In the Middle Ages, the Surb Tadevos Monastery and the Tsorcorskaya Chapel were among the most significant centers of Armenian thought and literature. Ovannes Yerznkatsi, Bishop Zakaria, scribe Aristakes, and many other distinguished Armenian minds lived and worked here. In the vicinity of the monastery, five more Armenian chapels have been preserved.
Also significant in the early Middle Ages was the Atsyunats Surb Nshan Monastery near the village of the same name (now Atsyun or Asin Bozorg (Large)) in the north of Artaz, in the foothills descending from Sisa (Little Ararat) of the Tambats-Artaz Mountains.
Sebeos, Tovma Artsruni, Ovannes Draskhanakertsi, Vardan Areveltsi, and other historiographers mention it. According to the traditions they cite, part of the relics of Christ was kept in the Atsyunats Monastery.
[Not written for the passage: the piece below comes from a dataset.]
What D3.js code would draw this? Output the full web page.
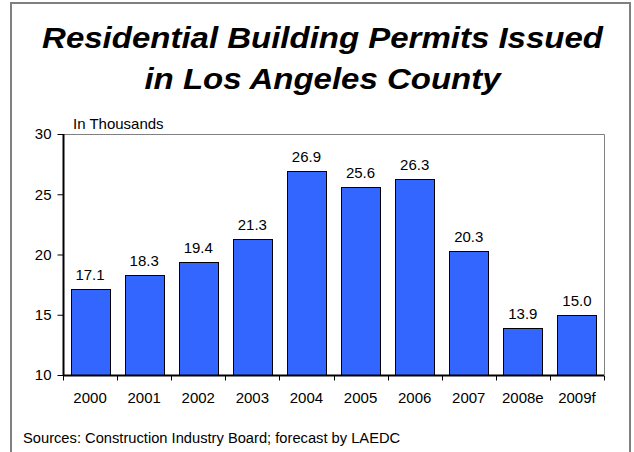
<!DOCTYPE html>
<html>
<head>
<meta charset="utf-8">
<script src="https://cdn.jsdelivr.net/npm/d3@7/dist/d3.min.js"></script>
<style>
  html, body { margin: 0; padding: 0; background: #fff; }
  svg { display: block; font-family: "Liberation Sans", Arial, sans-serif; }
</style>
</head>
<body>
<svg id="chart" width="634" height="452"></svg>
<script>
// Residential building permits, thousands
const years = ["2000", "2001", "2002", "2003", "2004", "2005", "2006", "2007", "2008e", "2009f"];
const permits = [17.1, 18.3, 19.4, 21.3, 26.9, 25.6, 26.3, 20.3, 13.9, 15.0];
const yTicks = [10, 15, 20, 25, 30];
const titleLines = ["Residential Building Permits Issued", "in Los Angeles County"];

const svg = d3.select("#chart");
const plot = { left: 63, top: 134, right: 604, bottom: 375 };

// outer frame
svg.append("rect")
  .attr("x", 11).attr("y", 3)
  .attr("width", 619).attr("height", 460)
  .attr("fill", "none").attr("stroke", "#808080").attr("stroke-width", 2);

// title, slightly widened
svg.append("g")
  .attr("transform", "translate(322.5,0) scale(1.1,1)")
  .selectAll("text").data(titleLines).join("text")
  .attr("x", 0)
  .attr("y", (d, i) => 48 + i * 41)
  .attr("text-anchor", "middle")
  .attr("font-size", 30).attr("font-weight", "bold").attr("font-style", "italic")
  .attr("fill", "#000")
  .text(d => d);

const x = d3.scaleBand().domain(years).range([plot.left, plot.right]).paddingInner(0.28).paddingOuter(0.14);
const y = d3.scaleLinear().domain([10, 30]).range([plot.bottom, plot.top]);

// plot-area frame (top and right edges)
svg.append("path")
  .attr("d", `M${plot.left},${plot.top + 0.5}H${plot.right + 0.5}V${plot.bottom}`)
  .attr("fill", "none").attr("stroke", "#808080").attr("stroke-width", 1);

// bars
svg.append("g").selectAll("rect").data(permits).join("rect")
  .attr("x", (d, i) => Math.round(x(years[i])) + 0.5)
  .attr("y", d => Math.round(y(d)) + 0.5)
  .attr("width", Math.round(x.bandwidth()))
  .attr("height", d => Math.round(y(10)) - Math.round(y(d)))
  .attr("fill", "#3366FF").attr("stroke", "#000").attr("stroke-width", 1);

// value labels
svg.append("g").selectAll("text").data(permits).join("text")
  .attr("x", (d, i) => x(years[i]) + x.bandwidth() / 2)
  .attr("y", d => y(d) - 9)
  .attr("text-anchor", "middle")
  .attr("font-size", 15).attr("fill", "#000")
  .text(d => d.toFixed(1));

// y axis
const yAxis = d3.axisLeft(y).tickValues(yTicks).tickSize(6).tickPadding(6);
const gy = svg.append("g").attr("transform", `translate(${plot.left + 0.5},0)`).call(yAxis);
gy.select(".domain").attr("stroke", "#000").attr("stroke-width", 2).attr("d", `M0,${plot.top}V${plot.bottom}`);
gy.selectAll(".tick line").attr("stroke", "#000");
gy.selectAll(".tick text").attr("font-size", 15).attr("font-family", null).attr("fill", "#000");

// x axis with ticks at category boundaries
const gx = svg.append("g").attr("transform", `translate(0,${plot.bottom + 0.5})`);
gx.append("line").attr("x1", plot.left).attr("x2", plot.right).attr("stroke", "#000").attr("stroke-width", 2);
const bounds = d3.range(years.length + 1).map(i => plot.left + i * (plot.right - plot.left) / years.length);
gx.selectAll("line.tk").data(bounds).join("line").attr("class", "tk")
  .attr("x1", d => Math.round(d) + 0.5).attr("x2", d => Math.round(d) + 0.5)
  .attr("y1", 0).attr("y2", 5).attr("stroke", "#000");
gx.selectAll("text").data(years).join("text")
  .attr("x", d => x(d) + x.bandwidth() / 2)
  .attr("y", 27)
  .attr("text-anchor", "middle")
  .attr("font-size", 15).attr("fill", "#000")
  .text(d => d);

// unit label
svg.append("text").attr("x", 73).attr("y", 129)
  .attr("font-size", 15).attr("fill", "#000").text("In Thousands");

// source note
svg.append("text").attr("x", 23).attr("y", 443)
  .attr("font-size", 14.7).attr("fill", "#000")
  .text("Sources: Construction Industry Board; forecast by LAEDC");
</script>
</body>
</html>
In the far north of Artaz lie the lakes Ahi or Al, Large and Small, separating Artaz from the Maseatsotn province. In the village of Horinants on the southern shore of Small Ahilich, the Surb Astvatsatsin Church is located – one of the centers of Armenian medieval literature.
The capital of Artaz, the city of Maku or Shavarshakan, lies on the left bank of the Maku River at its eastern turn. The city is located like an amphitheater on the steep slope of a bottomless gorge and is famous primarily for its impregnable fortress, which belonged to the Amatuni family. In the fortress, a cuneiform inscription of the Urartian king Rusa II about the construction of the Haldi temple has been preserved.
To the east of the city stands the lone rock Sartzali – with the help of the cold wind blowing in the summer, ice was obtained here in the past. In the complex of the Maku fortress is the rock-hewn church Surb Vardan. A small number of Armenians live in Maku and in the village of Surb Tade even today.